Pictures stay out of this copy, which runs from the first line of the material through the line containing "permintaan daging ayam".

> [Data excerpt]
* * * * * * * * *
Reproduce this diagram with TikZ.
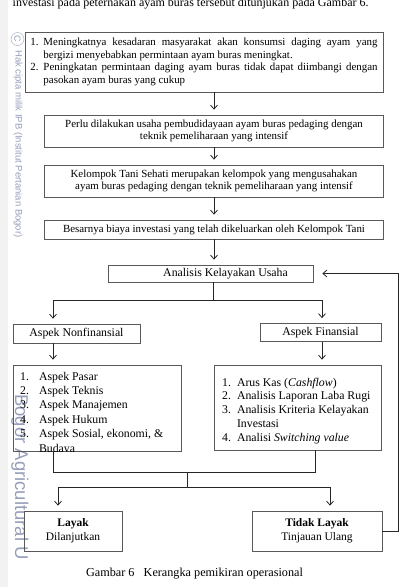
\documentclass[tikz,border=0pt]{standalone}
\usepackage{fontspec}
\setmainfont{Liberation Serif}
\newfontfamily\wmfont{Liberation Sans}
\usetikzlibrary{arrows.meta}
\definecolor{wm}{RGB}{150,158,185}
\begin{document}
\begin{tikzpicture}[x=1pt,y=-1pt,
 box/.style={draw=black!65, line width=0.7pt, inner sep=0pt, rectangle, align=center},
 arr/.style={-{Straight Barb[length=4pt,width=7pt,line width=0.8pt]}, line width=0.7pt, draw=black!85, shorten >=5pt},
 ln/.style={line width=0.7pt, draw=black!85},
 fa/.style={font=\fontsize{10.9}{12.7}\selectfont},
 fb/.style={font=\fontsize{11.8}{13.8}\selectfont},
 wmtext/.style={text=wm, inner sep=0pt, rotate=-90, anchor=west},
]
\useasboundingbox (0,0) rectangle (401,587);
\fill[gray!10] (0,0) rectangle (8,587);

% watermark
\node[wmtext, font=\wmfont\fontsize{9.5}{11}\selectfont] (wm1) at (18,50) {Hak cipta milik IPB (Institut Pertanian Bogor)};
\node[draw=wm, circle, inner sep=0.5pt, minimum size=13pt, text=wm, rotate=-90, font=\wmfont\fontsize{9}{10}\selectfont] (wmc) at (17.5,39) {C};
\node[wmtext, font=\wmfont\fontsize{18.5}{20}\selectfont] (wm2) at (20,394) {Bogor Agricultural U};

% top text (cut at the page edge, as in the scan)
\node[anchor=base west, inner sep=0pt, font=\fontsize{12}{14}\selectfont] (top) at (12.5,6.5) {investasi pada peternakan ayam buras tersebut ditunjukan pada Gambar 6.};

% boxes
\node[box, fa, minimum width=358pt, minimum height=60pt, text width=347pt, align=justify, inner xsep=5.5pt] (b1) at (204,62) {\parindent=0pt
\hangindent=13pt\hangafter=1\makebox[13pt][l]{1.}Meningkatnya kesadaran masyarakat akan konsumsi daging ayam yang\linebreak bergizi menyebabkan permintaan ayam buras meningkat.\par
\hangindent=13pt\hangafter=1\makebox[13pt][l]{2.}Peningkatan permintaan daging ayam buras tidak dapat diimbangi dengan\linebreak pasokan ayam buras yang cukup\par};

\node[box, fa, minimum width=339pt, minimum height=32pt] (b2) at (214,131) {Perlu dilakukan usaha pembudidayaan ayam buras pedaging dengan\\teknik pemeliharaan yang intensif};
\node[box, fa, minimum width=339pt, minimum height=32pt] (b3) at (214,181) {Kelompok Tani Sehati merupakan kelompok yang mengusahakan\\ayam buras pedaging dengan teknik pemeliharaan yang intensif};
\node[box, fa, minimum width=339pt, minimum height=19pt] (b4) at (214,229.5) {Besarnya biaya investasi yang telah dikeluarkan oleh Kelompok Tani};
\node[box, fb, minimum width=205pt, minimum height=17pt] (b5) at (210.5,273.5) {\hspace*{30pt}Analisis Kelayakan Usaha};

\node[box, fb, minimum width=127pt, minimum height=19pt] (nf) at (76.5,333.5) {Aspek Nonfinansial};
\node[box, fb, minimum width=121pt, minimum height=18pt] (fn) at (320.5,332.5) {Aspek Finansial};

\node[box, minimum width=168pt, minimum height=86pt] (l) at (97,408) {};
\begin{scope}
\clip (l.south west) rectangle (l.north east);
\node[font=\fontsize{11.8}{14.4}\selectfont, anchor=north west, inner sep=0pt] (lt) at (20,369.9) {\begin{tabular}{@{}l@{\hspace{10pt}}l@{}}1.&Aspek Pasar\\2.&Aspek Teknis\\3.&Aspek Manajemen\\4.&Aspek Hukum\\5.&Aspek Sosial, ekonomi, \&\\&Budaya\end{tabular}};
\end{scope}

\node[box, minimum width=167pt, minimum height=85pt] (r) at (297.5,407.5) {};
\node[fb, anchor=north west, inner sep=0pt] (rt) at (222,376.3) {\begin{tabular}{@{}l@{\hspace{6pt}}l@{}}1.&Arus Kas (\textit{Cashflow})\\2.&Analisis Laporan Laba Rugi\\3.&Analisis Kriteria Kelayakan\\&Investasi\\4.&Analisi \textit{Switching value}\end{tabular}};

\node[box, font=\fontsize{11.5}{14}\selectfont, minimum width=98pt, minimum height=40pt] (ly) at (73,531) {\textbf{Layak}\\Dilanjutkan};
\node[box, font=\fontsize{11.5}{14}\selectfont, minimum width=130pt, minimum height=40pt] (tl) at (317,531) {\textbf{Tidak Layak}\\Tinjauan Ulang};

\node[anchor=base, inner sep=0pt, font=\fontsize{12.2}{14}\selectfont] (cap) at (194.5,576) {Gambar 6\hspace{0.5em} Kerangka pemikiran operasional};

% connectors
\draw[arr] (b1.south -| b2.north) -- (b2.north);
\draw[arr] (b2.south) -- (b3.north);
\draw[arr] (b3.south) -- (b4.north);
\draw[arr] (b4.south) -- (b4.south |- b5.north);

\coordinate (j1) at (213,300);
\coordinate (jl) at (53,300);
\coordinate (jr) at (322,300);
\draw[ln] (b5.south -| j1) -- (j1);
\draw[ln] (jl) -- (jr);
\draw[arr] (jl) -- (jl |- nf.north);
\draw[arr] (jr) -- (jr |- fn.north);
\draw[arr] (nf.south -| jl) -- (jl |- l.north);
\draw[arr] (fn.south -| jr) -- (jr |- r.north);

\coordinate (m1) at (187,472);
\coordinate (mr) at (315,472);
\coordinate (m2) at (187,487);
\coordinate (ml) at (58,487);
\coordinate (mrr) at (330,487);
\draw[ln] (l.south -| jl) -- (jl |- m1) -- (mr) -- (r.south -| mr);
\draw[ln] (m1) -- (m2);
\draw[ln] (ml) -- (mrr);
\draw[arr] (ml) -- (ml |- ly.north);
\draw[arr] (mrr) -- (mrr |- tl.north);

\coordinate (fb1) at (398,0);
\draw[arr, shorten >=9pt] (tl.east) -- (tl.east -| fb1) -- (fb1 |- b5.east) -- (b5.east);
\end{tikzpicture}
\end{document}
* * * * * * * * *
> [Solution]
Reproduce this diagram with TikZ.
\documentclass[tikz,border=0pt]{standalone}
\usepackage{fontspec}
\setmainfont{Liberation Serif}
\newfontfamily\wmfont{Liberation Sans}
\usetikzlibrary{arrows.meta}
\definecolor{wm}{RGB}{150,158,185}
\begin{document}
\begin{tikzpicture}[x=1pt,y=-1pt,
 box/.style={draw=black!65, line width=0.7pt, inner sep=0pt, rectangle, align=center},
 arr/.style={-{Straight Barb[length=4pt,width=7pt,line width=0.8pt]}, line width=0.7pt, draw=black!85, shorten >=5pt},
 ln/.style={line width=0.7pt, draw=black!85},
 fa/.style={font=\fontsize{10.9}{12.7}\selectfont},
 fb/.style={font=\fontsize{11.8}{13.8}\selectfont},
 wmtext/.style={text=wm, inner sep=0pt, rotate=-90, anchor=west},
]
\useasboundingbox (0,0) rectangle (401,587);
\fill[gray!10] (0,0) rectangle (8,587);

% watermark
\node[wmtext, font=\wmfont\fontsize{9.5}{11}\selectfont] (wm1) at (18,50) {Hak cipta milik IPB (Institut Pertanian Bogor)};
\node[draw=wm, circle, inner sep=0.5pt, minimum size=13pt, text=wm, rotate=-90, font=\wmfont\fontsize{9}{10}\selectfont] (wmc) at (17.5,39) {C};
\node[wmtext, font=\wmfont\fontsize{18.5}{20}\selectfont] (wm2) at (20,394) {Bogor Agricultural U};

% top text (cut at the page edge, as in the scan)
\node[anchor=base west, inner sep=0pt, font=\fontsize{12}{14}\selectfont] (top) at (12.5,6.5) {investasi pada peternakan ayam buras tersebut ditunjukan pada Gambar 6.};

% boxes
\node[box, fa, minimum width=358pt, minimum height=60pt, text width=347pt, align=justify, inner xsep=5.5pt] (b1) at (204,62) {\parindent=0pt
\hangindent=13pt\hangafter=1\makebox[13pt][l]{1.}Meningkatnya kesadaran masyarakat akan konsumsi daging ayam yang\linebreak bergizi menyebabkan permintaan ayam buras meningkat.\par
\hangindent=13pt\hangafter=1\makebox[13pt][l]{2.}Peningkatan permintaan daging ayam buras tidak dapat diimbangi dengan\linebreak pasokan ayam buras yang cukup\par};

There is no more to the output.